Large Indian firms may have to adopt international accounting norms, IFRS, from the next fiscal when the new direct tax regime comes into effect, bringing clarity on the tax structure for companies. In a meeting held recently, the Corporate Affairs Ministry and the Finance Ministry is learnt to have found a common ground on how companies would be taxed under the International Financial Reporting Standards (IFRS).
“We are expecting that with the Direct Taxes Code in place, there will be clarity on how companies would be taxed. So, after that companies can smoothly converge,” a senior MCA official told PTI.
According to the roadmap laid by the MCA, companies with a networth of over Rs 1,000 crore were to converge their account books as per IFRS from April 1 this year, but no clarity on tax-related issues had pushed the date for implementation. One of the key contention was introduction of Minimum Alternate Tax (MAT) under the DTC regime.
Under IFRS, assets such as investments and derivatives are fair valued with corresponding gains/losses recognised through the profit and loss statement. An important issue that needs to be resolved is imposing tax on notional loss or gain.
Another issue that needs a re-look is projecting value of an asset in the account books.
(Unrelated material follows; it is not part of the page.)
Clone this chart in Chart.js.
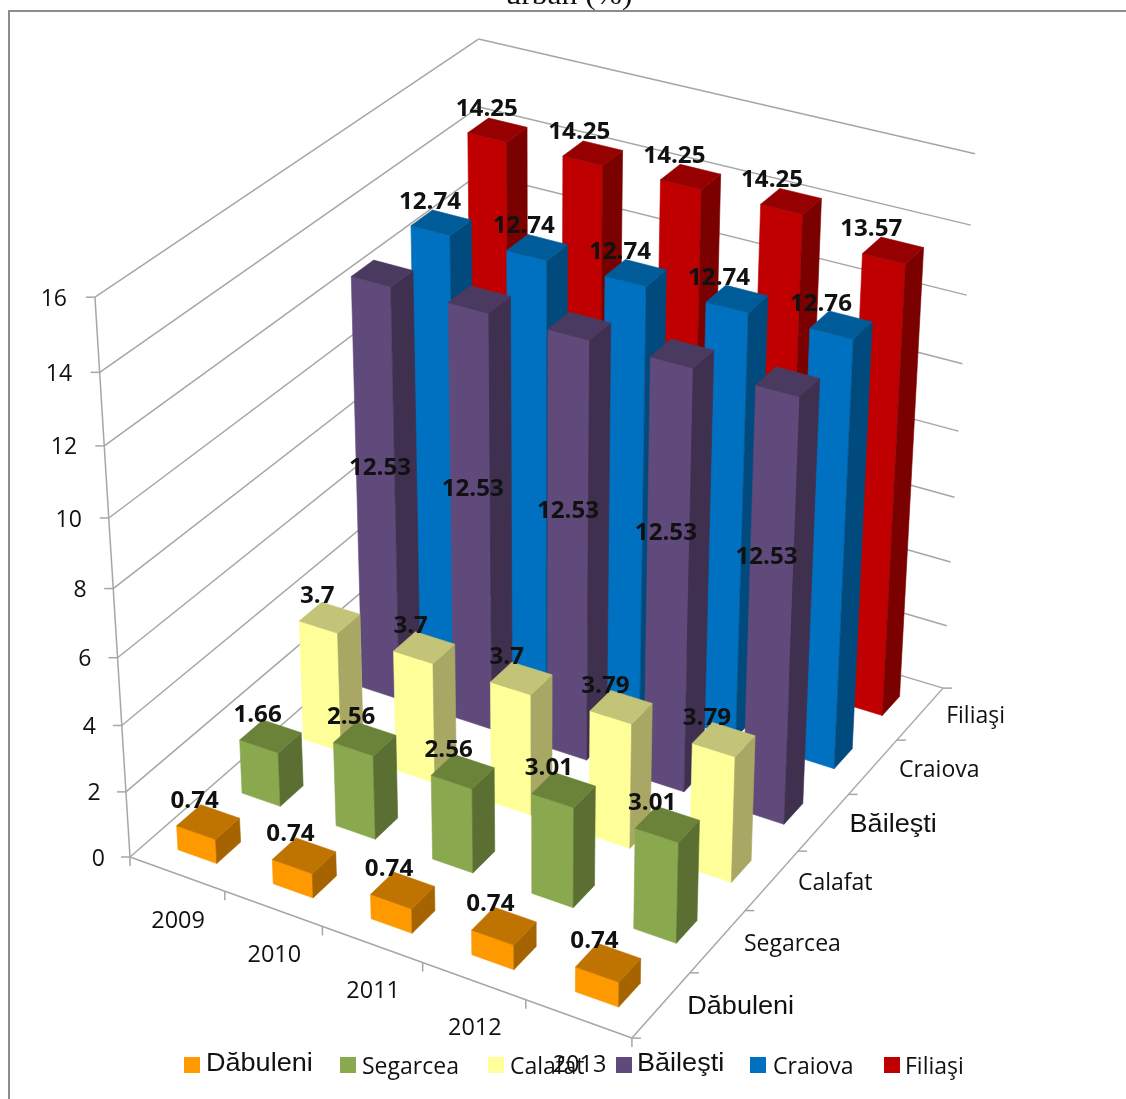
<!DOCTYPE html>
<html>
<head>
<meta charset="utf-8">
<style>
  html, body { margin: 0; padding: 0; background: #fff; overflow: hidden; }
  canvas { display: block; }
</style>
<script src="https://cdn.jsdelivr.net/npm/chart.js@4"></script>
</head>
<body>
<canvas id="chart" width="1126" height="1099"></canvas>
<script>
const years = ["2009", "2010", "2011", "2012", "2013"];
const seriesNames = ["Dăbuleni", "Segarcea", "Calafat", "Băileşti", "Craiova", "Filiaşi"];

const dabuleni = [0.74, 0.74, 0.74, 0.74, 0.74];
const segarcea = [1.66, 2.56, 2.56, 3.01, 3.01];
const calafat = [3.7, 3.7, 3.7, 3.79, 3.79];
const bailesti = [12.53, 12.53, 12.53, 12.53, 12.53];
const craiova = [12.74, 12.74, 12.74, 12.74, 12.76];
const filiasi = [14.25, 14.25, 14.25, 14.25, 13.57];
const seriesValues = [dabuleni, segarcea, calafat, bailesti, craiova, filiasi];

const frontColors = ["#FF9900", "#8AA84E", "#FFFF99", "#604A7B", "#0070C0", "#C00000"];
const sideColors = ["#A66400", "#5B6F33", "#A8A864", "#3F3050", "#004A7E", "#7B0000"];
const topColors = ["#BF7300", "#6B8339", "#C4C478", "#4A3A60", "#005C98", "#960000"];

// the two names that came out in another font in the original
const arialNames = ["Dăbuleni", "Băileşti"];
const legendSwatchX = [184, 340, 488, 616, 750, 884];
const legendTextX = [206, 362, 510, 637, 773, 905];

// camera: homography from (year, series, value), each 0..1, to the page
const camera = {
  u: [459.2, 110.9, -0.0676],
  v: [418.6, -232.5, 0.1363],
  w: [-42.5, -583.2, -0.0787],
  o: [130, 857, 1],
};
const barWidth = 0.41; // share of a year band
const barDepth = 0.37; // share of a series band

const tickFont = "23px 'Open Sans'";
const nameFont = "26px 'Liberation Sans'";
const valueFont = "bold 23px 'Open Sans'";

const project = (u, v, w) => {
  const c = camera;
  const x = c.o[0] + u * c.u[0] + v * c.v[0] + w * c.w[0];
  const y = c.o[1] + u * c.u[1] + v * c.v[1] + w * c.w[1];
  const h = c.o[2] + u * c.u[2] + v * c.v[2] + w * c.w[2];
  return [x / h, y / h];
};

const poly = (ctx, pts, color) => {
  ctx.beginPath();
  pts.forEach((p, i) => (i ? ctx.lineTo(p[0], p[1]) : ctx.moveTo(p[0], p[1])));
  ctx.closePath();
  ctx.fillStyle = color;
  ctx.strokeStyle = color;
  ctx.lineWidth = 0.6;
  ctx.fill();
  ctx.stroke();
};

const line = (ctx, a, b) => {
  ctx.beginPath();
  ctx.moveTo(a[0], a[1]);
  ctx.lineTo(b[0], b[1]);
  ctx.stroke();
};

// the picture was stretched sideways, so text gets a scaleX too
const text = (ctx, str, x, y, font, stretch, align) => {
  ctx.save();
  ctx.font = font;
  ctx.fillStyle = "#111";
  ctx.textBaseline = "middle";
  ctx.textAlign = align || "center";
  ctx.translate(x, y);
  ctx.scale(stretch, 1);
  ctx.fillText(str, 0, 0);
  ctx.restore();
};

const plotBars3d = {
  id: "plotBars3d",
  beforeDatasetsDraw(chart) {
    const { ctx, scales } = chart;
    const sx = scales.x, sz = scales.z, sy = scales.y;
    const toU = (i) => (sx.getPixelForValue(i) - sx.left) / sx.width;
    const toV = (j) => (sz.getPixelForValue(j) - sz.left) / sz.width;
    const toW = (val) => (sy.bottom - sy.getPixelForValue(val)) / sy.height;
    const bandU = 1 / years.length, bandV = 1 / seriesNames.length;
    const du = 0.4 * bandU / 2;
    const dv = 0.4 * bandV / 2;

    ctx.save();
    // frame
    ctx.strokeStyle = "#8c8c8c";
    ctx.lineWidth = 2;
    ctx.beginPath();
    ctx.moveTo(9, 1099);
    ctx.lineTo(9, 11);
    ctx.lineTo(1126, 11);
    ctx.stroke();

    text(ctx, "urban (%)", 569, -4, "30px 'Liberation Serif'", 1.05);

    // walls
    ctx.strokeStyle = "#a6a6a6";
    ctx.lineWidth = 1.5;
    sy.ticks.forEach((t) => {
      const w = toW(t.value);
      const a = project(0, 0, w), d = project(0, 1, w), c = project(1, 1, w);
      line(ctx, a, d);
      line(ctx, d, c);
    });
    line(ctx, project(0, 0, 0), project(0, 0, 1));
    line(ctx, project(0, 0, 0), project(1, 0, 0));
    line(ctx, project(1, 0, 0), project(1, 1, 0));

    // ticks and tick labels
    sy.ticks.forEach((t) => {
      const w = toW(t.value);
      const p = project(0, 0, w);
      line(ctx, p, [p[0] - 9, p[1]]);
      text(ctx, t.label, p[0] - 25 - 3 * w, p[1] + 2, tickFont, 1, "right");
    });
    for (let i = 0; i <= years.length; i++) {
      const p = project(i * bandU, 0, 0);
      line(ctx, p, [p[0], p[1] + 9]);
    }
    for (let j = 0; j <= seriesNames.length; j++) {
      const p = project(1, j * bandV, 0);
      line(ctx, p, [p[0] + 9, p[1]]);
    }
    years.forEach((y, i) => {
      const p = project(toU(i), 0, 0);
      text(ctx, y, p[0] + 1, p[1] + 47, tickFont, 1.02);
    });
    seriesNames.forEach((name, j) => {
      const p = project(1, toV(j), 0);
      if (arialNames.includes(name)) text(ctx, name, p[0] + 26, p[1] + 2, nameFont, 1.04, "left");
      else text(ctx, name, p[0] + 26, p[1] + 3, tickFont, 1.0, "left");
    });

    // bars, back row first
    for (let j = seriesNames.length - 1; j >= 0; j--) {
      seriesValues[j].forEach((val, i) => {
        const u0 = toU(i) - du, u1 = u0 + barWidth * bandU;
        const v0 = toV(j) - dv, v1 = v0 + barDepth * bandV;
        const w = toW(val);
        poly(ctx, [project(u0, v0, 0), project(u1, v0, 0), project(u1, v0, w), project(u0, v0, w)], frontColors[j]);
        poly(ctx, [project(u1, v0, 0), project(u1, v1, 0), project(u1, v1, w), project(u1, v0, w)], sideColors[j]);
        poly(ctx, [project(u0, v0, w), project(u1, v0, w), project(u1, v1, w), project(u0, v1, w)], topColors[j]);
      });
    }

    // value labels sit on top of everything
    seriesValues.forEach((vals, j) => {
      vals.forEach((val, i) => {
        // Băileşti labels are in the middle of the bar, the others above it
        const mid = seriesNames[j] === "Băileşti";
        const p = project(toU(i), toV(j), mid ? toW(val) / 2 : toW(val));
        // the original's labels drift from the bar centres as year and series grow
        const dx = -14 + j * 0.6 - i * j * 0.55 + (mid ? 5 : 0);
        const dy = mid ? -16 - 7 * i + 1 : -20;
        text(ctx, String(val), p[0] + dx, p[1] + dy, valueFont, 1.05);
      });
    });

    // legend
    seriesNames.forEach((name, j) => {
      ctx.fillStyle = frontColors[j];
      ctx.fillRect(legendSwatchX[j], 1057, 16, 16);
      if (arialNames.includes(name)) text(ctx, name, legendTextX[j], 1064, nameFont, 1.04, "left");
      else text(ctx, name, legendTextX[j], 1067, tickFont, 1.0, "left");
    });
    ctx.restore();
    return false;
  },
};

const chart = new Chart(document.getElementById("chart"), {
  type: "bar",
  plugins: [plotBars3d],
  data: {
    labels: years,
    datasets: seriesNames.map((name, j) => ({
      label: name,
      data: seriesValues[j],
      backgroundColor: frontColors[j],
    })),
  },
  options: {
    responsive: false,
    animation: false,
    plugins: {
      legend: { display: false },
      title: { display: false },
      tooltip: { enabled: false },
    },
    scales: {
      x: { type: "category", display: false, offset: true },
      z: { type: "category", axis: "x", labels: seriesNames, display: false, offset: true },
      y: { type: "linear", display: false, min: 0, max: 16, ticks: { stepSize: 2 } },
    },
  },
});
</script>
</body>
</html>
While some are in favour of arriving at the value in terms of historical cost, others believe in the fair value concept.
In accounting, fair value is defined as an estimate of the potential market price of goods or service, taking into consideration factors like acquisition, production and distribution costs and replacement costs.
However, the historical cost does not consider these factors and instead is calculated at the initial value. Once the issues are resolved, over 1,000 large companies will have to prepare their accounts as per the new norms.
Further, while scheduled commercial banks and urban cooperative banks will adopt IFRS from April 1, 2013, all insurance companies will convert their opening balance sheets with IFRS from April, 2012.
Large, listed non-banking finance companies (NBFCs), will converge their opening books of accounts with IFRS norms from April 1, 2013.